(Information given):
►
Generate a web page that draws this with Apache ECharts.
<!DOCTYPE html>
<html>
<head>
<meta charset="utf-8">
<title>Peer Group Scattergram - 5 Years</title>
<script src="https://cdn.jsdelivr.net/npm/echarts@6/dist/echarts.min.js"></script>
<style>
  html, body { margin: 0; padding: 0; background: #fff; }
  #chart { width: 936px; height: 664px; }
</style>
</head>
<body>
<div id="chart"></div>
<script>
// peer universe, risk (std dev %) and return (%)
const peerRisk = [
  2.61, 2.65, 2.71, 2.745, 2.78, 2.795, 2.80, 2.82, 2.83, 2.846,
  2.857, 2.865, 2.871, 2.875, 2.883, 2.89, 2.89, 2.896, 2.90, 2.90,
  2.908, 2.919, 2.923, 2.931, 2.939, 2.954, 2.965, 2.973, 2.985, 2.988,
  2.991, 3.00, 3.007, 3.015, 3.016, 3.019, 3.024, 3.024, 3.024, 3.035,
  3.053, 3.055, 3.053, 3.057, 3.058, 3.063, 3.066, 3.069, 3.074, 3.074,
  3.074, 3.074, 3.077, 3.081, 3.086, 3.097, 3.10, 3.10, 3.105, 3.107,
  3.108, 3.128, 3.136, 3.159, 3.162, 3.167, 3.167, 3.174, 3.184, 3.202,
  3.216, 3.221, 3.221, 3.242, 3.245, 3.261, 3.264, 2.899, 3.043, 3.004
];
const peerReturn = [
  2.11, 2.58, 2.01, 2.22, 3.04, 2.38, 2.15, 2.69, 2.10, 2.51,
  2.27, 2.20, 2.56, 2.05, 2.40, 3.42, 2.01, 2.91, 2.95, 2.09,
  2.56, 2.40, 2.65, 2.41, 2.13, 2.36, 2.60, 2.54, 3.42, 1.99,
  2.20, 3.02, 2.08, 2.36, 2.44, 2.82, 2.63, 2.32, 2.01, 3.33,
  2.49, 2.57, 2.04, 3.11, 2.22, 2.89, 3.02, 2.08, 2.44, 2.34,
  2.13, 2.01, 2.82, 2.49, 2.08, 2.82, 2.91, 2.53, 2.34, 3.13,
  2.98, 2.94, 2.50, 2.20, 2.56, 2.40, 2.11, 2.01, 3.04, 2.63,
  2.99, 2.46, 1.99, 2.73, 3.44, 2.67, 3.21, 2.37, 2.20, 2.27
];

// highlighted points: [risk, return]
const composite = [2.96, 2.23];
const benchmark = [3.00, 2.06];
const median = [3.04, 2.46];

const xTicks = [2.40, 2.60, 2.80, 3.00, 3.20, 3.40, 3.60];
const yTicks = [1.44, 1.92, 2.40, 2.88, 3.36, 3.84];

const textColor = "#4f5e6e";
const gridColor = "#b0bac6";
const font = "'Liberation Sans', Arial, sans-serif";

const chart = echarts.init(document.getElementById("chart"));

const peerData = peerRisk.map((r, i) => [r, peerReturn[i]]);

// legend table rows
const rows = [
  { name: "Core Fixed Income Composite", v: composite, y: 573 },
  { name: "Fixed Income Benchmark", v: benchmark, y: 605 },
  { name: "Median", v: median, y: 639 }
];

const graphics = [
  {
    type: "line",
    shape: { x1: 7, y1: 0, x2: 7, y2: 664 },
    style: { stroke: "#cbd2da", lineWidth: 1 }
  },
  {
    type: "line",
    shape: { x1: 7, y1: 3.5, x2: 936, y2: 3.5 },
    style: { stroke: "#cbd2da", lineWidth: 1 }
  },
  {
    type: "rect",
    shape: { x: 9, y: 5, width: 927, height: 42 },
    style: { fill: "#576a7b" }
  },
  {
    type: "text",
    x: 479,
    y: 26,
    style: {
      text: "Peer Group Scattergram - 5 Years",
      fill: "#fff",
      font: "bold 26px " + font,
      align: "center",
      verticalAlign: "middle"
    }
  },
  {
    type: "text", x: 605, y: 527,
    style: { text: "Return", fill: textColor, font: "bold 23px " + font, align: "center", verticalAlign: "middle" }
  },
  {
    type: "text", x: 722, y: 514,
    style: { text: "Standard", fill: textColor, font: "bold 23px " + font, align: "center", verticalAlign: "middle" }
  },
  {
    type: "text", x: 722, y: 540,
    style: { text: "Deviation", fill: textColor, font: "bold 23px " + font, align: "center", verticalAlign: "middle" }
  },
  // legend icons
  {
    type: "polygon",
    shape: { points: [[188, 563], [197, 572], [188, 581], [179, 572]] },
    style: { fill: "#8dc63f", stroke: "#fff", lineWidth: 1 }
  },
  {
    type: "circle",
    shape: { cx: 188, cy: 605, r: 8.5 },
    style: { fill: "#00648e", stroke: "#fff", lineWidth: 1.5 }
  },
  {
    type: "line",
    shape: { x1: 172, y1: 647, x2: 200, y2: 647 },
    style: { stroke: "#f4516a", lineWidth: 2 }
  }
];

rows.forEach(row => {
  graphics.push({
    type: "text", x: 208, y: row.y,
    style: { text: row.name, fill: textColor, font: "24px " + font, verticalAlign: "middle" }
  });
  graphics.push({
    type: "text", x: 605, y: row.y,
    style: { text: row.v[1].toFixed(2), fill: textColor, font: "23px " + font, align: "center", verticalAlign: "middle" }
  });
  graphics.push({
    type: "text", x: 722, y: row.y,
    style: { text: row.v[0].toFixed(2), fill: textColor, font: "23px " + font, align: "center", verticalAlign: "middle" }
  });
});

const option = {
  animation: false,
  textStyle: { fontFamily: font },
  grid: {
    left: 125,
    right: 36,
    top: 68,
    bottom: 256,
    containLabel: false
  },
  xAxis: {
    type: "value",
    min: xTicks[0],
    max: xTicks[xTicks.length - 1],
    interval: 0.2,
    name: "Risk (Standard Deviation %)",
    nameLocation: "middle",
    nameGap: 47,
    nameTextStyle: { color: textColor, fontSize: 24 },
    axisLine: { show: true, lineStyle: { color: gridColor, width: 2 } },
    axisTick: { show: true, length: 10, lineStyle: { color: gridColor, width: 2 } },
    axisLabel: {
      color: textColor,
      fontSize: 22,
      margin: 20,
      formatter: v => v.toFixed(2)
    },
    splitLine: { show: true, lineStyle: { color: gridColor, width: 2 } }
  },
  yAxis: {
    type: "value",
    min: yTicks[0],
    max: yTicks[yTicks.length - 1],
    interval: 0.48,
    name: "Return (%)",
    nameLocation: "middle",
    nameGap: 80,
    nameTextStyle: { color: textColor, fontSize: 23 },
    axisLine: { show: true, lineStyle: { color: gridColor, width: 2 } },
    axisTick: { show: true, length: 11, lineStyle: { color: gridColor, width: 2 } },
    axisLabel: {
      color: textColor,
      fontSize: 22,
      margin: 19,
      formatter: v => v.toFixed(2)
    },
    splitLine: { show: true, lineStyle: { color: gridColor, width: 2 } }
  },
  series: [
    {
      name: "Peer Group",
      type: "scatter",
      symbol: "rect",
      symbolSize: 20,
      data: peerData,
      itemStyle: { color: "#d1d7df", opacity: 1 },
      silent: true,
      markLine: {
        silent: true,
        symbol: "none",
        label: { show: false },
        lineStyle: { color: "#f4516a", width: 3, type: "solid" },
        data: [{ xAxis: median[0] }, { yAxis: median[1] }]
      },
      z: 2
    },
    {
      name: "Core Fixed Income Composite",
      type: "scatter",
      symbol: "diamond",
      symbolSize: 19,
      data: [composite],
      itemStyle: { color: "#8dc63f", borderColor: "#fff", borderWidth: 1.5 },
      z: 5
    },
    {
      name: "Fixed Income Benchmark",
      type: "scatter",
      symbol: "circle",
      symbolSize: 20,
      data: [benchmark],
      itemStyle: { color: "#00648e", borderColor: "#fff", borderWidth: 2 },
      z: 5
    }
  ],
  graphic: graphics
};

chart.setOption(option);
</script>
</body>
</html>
◄
►
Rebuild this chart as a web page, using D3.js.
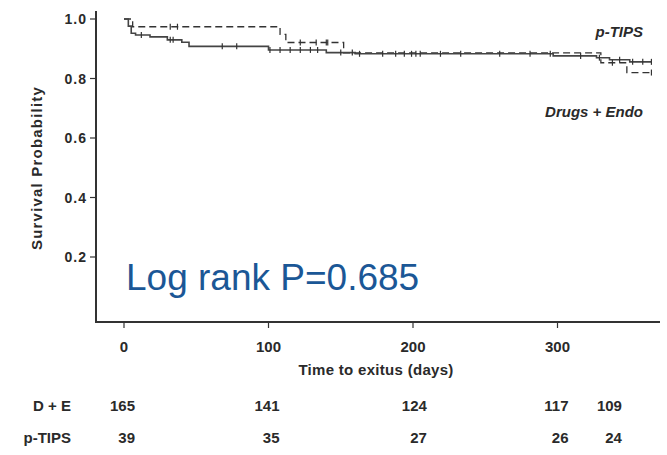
◄
Each line from the one containing "Generate a web" through the one containing "const peerData = peerRisk.map((r, i)" must be retyped exactly, the first and last of these included.

(Exercise output):
Generate a web page that draws this with Apache ECharts.
<!DOCTYPE html>
<html>
<head>
<meta charset="utf-8">
<title>Peer Group Scattergram - 5 Years</title>
<script src="https://cdn.jsdelivr.net/npm/echarts@6/dist/echarts.min.js"></script>
<style>
  html, body { margin: 0; padding: 0; background: #fff; }
  #chart { width: 936px; height: 664px; }
</style>
</head>
<body>
<div id="chart"></div>
<script>
// peer universe, risk (std dev %) and return (%)
const peerRisk = [
  2.61, 2.65, 2.71, 2.745, 2.78, 2.795, 2.80, 2.82, 2.83, 2.846,
  2.857, 2.865, 2.871, 2.875, 2.883, 2.89, 2.89, 2.896, 2.90, 2.90,
  2.908, 2.919, 2.923, 2.931, 2.939, 2.954, 2.965, 2.973, 2.985, 2.988,
  2.991, 3.00, 3.007, 3.015, 3.016, 3.019, 3.024, 3.024, 3.024, 3.035,
  3.053, 3.055, 3.053, 3.057, 3.058, 3.063, 3.066, 3.069, 3.074, 3.074,
  3.074, 3.074, 3.077, 3.081, 3.086, 3.097, 3.10, 3.10, 3.105, 3.107,
  3.108, 3.128, 3.136, 3.159, 3.162, 3.167, 3.167, 3.174, 3.184, 3.202,
  3.216, 3.221, 3.221, 3.242, 3.245, 3.261, 3.264, 2.899, 3.043, 3.004
];
const peerReturn = [
  2.11, 2.58, 2.01, 2.22, 3.04, 2.38, 2.15, 2.69, 2.10, 2.51,
  2.27, 2.20, 2.56, 2.05, 2.40, 3.42, 2.01, 2.91, 2.95, 2.09,
  2.56, 2.40, 2.65, 2.41, 2.13, 2.36, 2.60, 2.54, 3.42, 1.99,
  2.20, 3.02, 2.08, 2.36, 2.44, 2.82, 2.63, 2.32, 2.01, 3.33,
  2.49, 2.57, 2.04, 3.11, 2.22, 2.89, 3.02, 2.08, 2.44, 2.34,
  2.13, 2.01, 2.82, 2.49, 2.08, 2.82, 2.91, 2.53, 2.34, 3.13,
  2.98, 2.94, 2.50, 2.20, 2.56, 2.40, 2.11, 2.01, 3.04, 2.63,
  2.99, 2.46, 1.99, 2.73, 3.44, 2.67, 3.21, 2.37, 2.20, 2.27
];

// highlighted points: [risk, return]
const composite = [2.96, 2.23];
const benchmark = [3.00, 2.06];
const median = [3.04, 2.46];

const xTicks = [2.40, 2.60, 2.80, 3.00, 3.20, 3.40, 3.60];
const yTicks = [1.44, 1.92, 2.40, 2.88, 3.36, 3.84];

const textColor = "#4f5e6e";
const gridColor = "#b0bac6";
const font = "'Liberation Sans', Arial, sans-serif";

const chart = echarts.init(document.getElementById("chart"));

const peerData = peerRisk.map((r, i) => [r, peerReturn[i]]);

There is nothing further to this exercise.